Java Design Pattern Tutorial

Java Design Pattern Tutorial
Why it's important to learn and use design patterns:

Design Patterns provide easy to recognize and use OOP solutions to common problems. Design Patterns also solve specific programming challenges regarding usability and maintainability.
Design Patterms are broadly classified into 3 types

Creational patterns: Creational design patterns are design patterns that deal with object creation mechanisms, trying to create objects in a manner suitable to the situation.

Structural patterns: Structural design patterns are design patterns that ease the design by identifying a simple way to realize relationships between entities.

Behavioral patterns: Behavioral design patterns are design patterns that identify common communication patterns between objects and realize these patterns. By doing so, these patterns increase flexibility in carrying out this communication.

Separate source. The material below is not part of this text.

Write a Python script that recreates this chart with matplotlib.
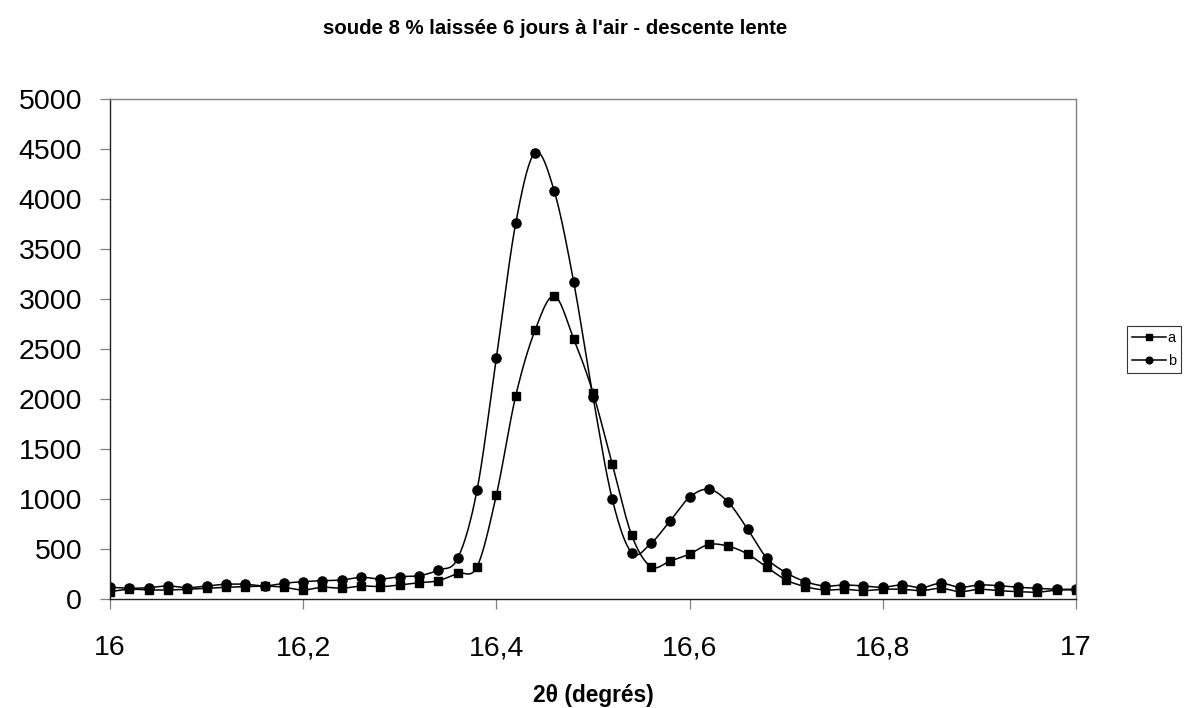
import numpy as np
import matplotlib
matplotlib.use('Agg')
from matplotlib import pyplot as plt

# angles 2theta (degres), pas de 0,02
x_start, x_step, n_points = 16.0, 0.02, 51
angles = [round(x_start + i * x_step, 2) for i in range(n_points)]

# intensites
serie_a = [73, 97, 90, 90, 97, 107, 117, 123, 130, 117,
           90, 117, 107, 130, 123, 140, 163, 183, 257, 323,
           1040, 2030, 2687, 3030, 2603, 2063, 1347, 640, 323, 380,
           450, 545, 528, 450, 317, 190, 123, 90, 97, 83,
           97, 97, 83, 107, 73, 97, 83, 73, 67, 90, 90]
serie_b = [117, 107, 113, 130, 113, 130, 147, 147, 130, 157,
           173, 183, 190, 217, 200, 223, 233, 290, 407, 1090,
           2413, 3757, 4463, 4077, 3173, 2023, 997, 463, 557, 783,
           1017, 1097, 968, 700, 407, 263, 173, 130, 140, 130,
           117, 140, 113, 157, 117, 140, 133, 117, 107, 97, 97]

x_ticks = [16, 16.2, 16.4, 16.6, 16.8, 17]
x_tick_labels = ['16', '16,2', '16,4', '16,6', '16,8', '17']
y_ticks = list(range(0, 5001, 500))

plt.rcParams['font.family'] = ['Liberation Sans', 'DejaVu Sans']


def courbe_lissee(x, y, pas=20):
    # lissage type Excel : Bezier cubique, tangentes (p2-p0)/6
    x = np.asarray(x, float)
    y = np.asarray(y, float)
    xs, ys = [], []
    n = len(x)
    t = np.linspace(0, 1, pas, endpoint=False)
    for i in range(n - 1):
        i0, i3 = max(i - 1, 0), min(i + 2, n - 1)
        p0 = np.array([x[i], y[i]])
        p3 = np.array([x[i + 1], y[i + 1]])
        c1 = p0 + (p3 - np.array([x[i0], y[i0]])) / 6
        c2 = p3 - (np.array([x[i3], y[i3]]) - p0) / 6
        b = ((1 - t) ** 3)[:, None] * p0 + (3 * (1 - t) ** 2 * t)[:, None] * c1 \
            + (3 * (1 - t) * t ** 2)[:, None] * c2 + (t ** 3)[:, None] * p3
        xs.extend(b[:, 0])
        ys.extend(b[:, 1])
    xs.append(x[-1])
    ys.append(y[-1])
    return xs, ys


fig = plt.figure(figsize=(11.85, 7.08), dpi=100)
ax = fig.add_axes([0.0928, 0.154, 0.8152, 0.706])

xa, ya = courbe_lissee(angles, serie_a)
xb, yb = courbe_lissee(angles, serie_b)
ax.plot(xa, ya, c='black', linewidth=1.1)
ax.plot(xb, yb, c='black', linewidth=1.1)
ax.plot(angles, serie_a, ls='none', marker='s', ms=6.3, c='black')
ax.plot(angles, serie_b, ls='none', marker='o', ms=6.6, c='black')

# legende (poignees ligne + marqueur)
ax.plot([], [], c='black', linewidth=1.1, marker='s', ms=4.6, label='a')
ax.plot([], [], c='black', linewidth=1.1, marker='o', ms=4.8, label='b')
leg = ax.legend(loc='center left', bbox_to_anchor=(1.0528, 0.499), fontsize=10.5,
                frameon=True, fancybox=False, edgecolor='black',
                handlelength=2.3, handletextpad=0.15, borderpad=0.35,
                labelspacing=0.6, borderaxespad=0)
leg.get_frame().set_linewidth(0.8)

ax.set_xlim(16, 17)
ax.set_ylim(0, 5000)
ax.set_xticks(x_ticks)
ax.set_xticklabels(x_tick_labels)
ax.set_yticks(y_ticks)
ax.tick_params(axis='both', which='major', labelsize=20.5, direction='out',
               length=7, width=0.9, color='#808080')
ax.tick_params(axis='y', pad=13)
ax.tick_params(axis='x', pad=19)
for side in ['top', 'right']:
    ax.spines[side].set_color('#808080')
for side in ['left', 'bottom']:
    ax.spines[side].set_color('#202020')
for s in ax.spines.values():
    s.set_linewidth(1.0)

fig.text(0.4684, 0.960, "soude 8 % laissée 6 jours à l'air - descente lente",
         ha='center', va='center', fontsize=14.7, fontweight='bold')
fig.text(0.5004, 0.0085, '2θ (degrés)', ha='center', va='baseline',
         fontsize=16.4, fontweight='bold')

fig.savefig('out.png', dpi=100)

    Design Patterns and Definitions

Strategy Pattern
Strategy Pattern a family of algorithms, encapsulates each one, and makes them interchangeable. Strategy lets the algorithm vary independently from clients that use it.

Observer Pattern
Observer Pattern defines a one-to-many dependency between objects so that when on object changes state, all its dependents are notified and updated accordingly.

Decorator Pattern
Decorator Pattern attaches additional responsibilities to an object dynamically. Decorators provide flexible alternative to sub classing for extending functionality.

Factory Pattern
Factory Pattern defines an interface for creating an object, but let subclasses decide which class to instantiate. Factory method lets a class defer instantiation to the subclasses.

Singleton Pattern
Singleton Pattern a class only has one instance and provide a global point of access to it.

Command Pattern
Command Pattern encapsulates a request as an object, there by letting you parameterize clients with different requests, queue or log requests, and support undoable operations.

Adapter Pattern
Adapter Pattern converts the interface of a class into another interface the client expect. Adapter lets classes work together that couldn’t otherwise because of incompatible interfaces.

Template Method
Template Method defines the skeleton of an algorithm in an operation deferring some steps to subclasses. Template method lets subclasses refine certain steps of an algorithm without changing the algorithm’s structure.

Iterator Pattern
Iterator Pattern provides a way to access the elements of an aggregate object sequentially without exposing its underlying representation.

Composite Pattern
Composite Pattern objects into tree structure to represent part whole hierarchies. Composite lets clients treat individual objects and compositions of objects uniformly.

State Pattern
State Pattern object to alter its behavior when it’s internal state changes. The object will appear to change its class.

Proxy Pattern
Proxy Pattern surrogate or placeholder for another object to control access to it.

Compound Pattern
Compound Pattern two or more patterns into a solution that solves a recurring or general problem.

Facade Pattern
Facade Pattern defines a unified interface to a set of interfaces in a subsystem. Façade defines a higher level interface that makes the subsystem easier to use.

Abstract Factory Pattern
Abstract Factory Pattern provides an interface for creating families of related or dependent objects without specifying concrete classes.

Builder Pattern
Builder Pattern is to find a solution to the telescoping constructor. The telescoping constructor anti-pattern occurs when the increase of object constructor parameter combination leads to an exponential list of constructors. Instead of using numerous constructors, the builder pattern uses another object, a builder that receives each initialization parameter step by step and then returns the resulting constructed object at once.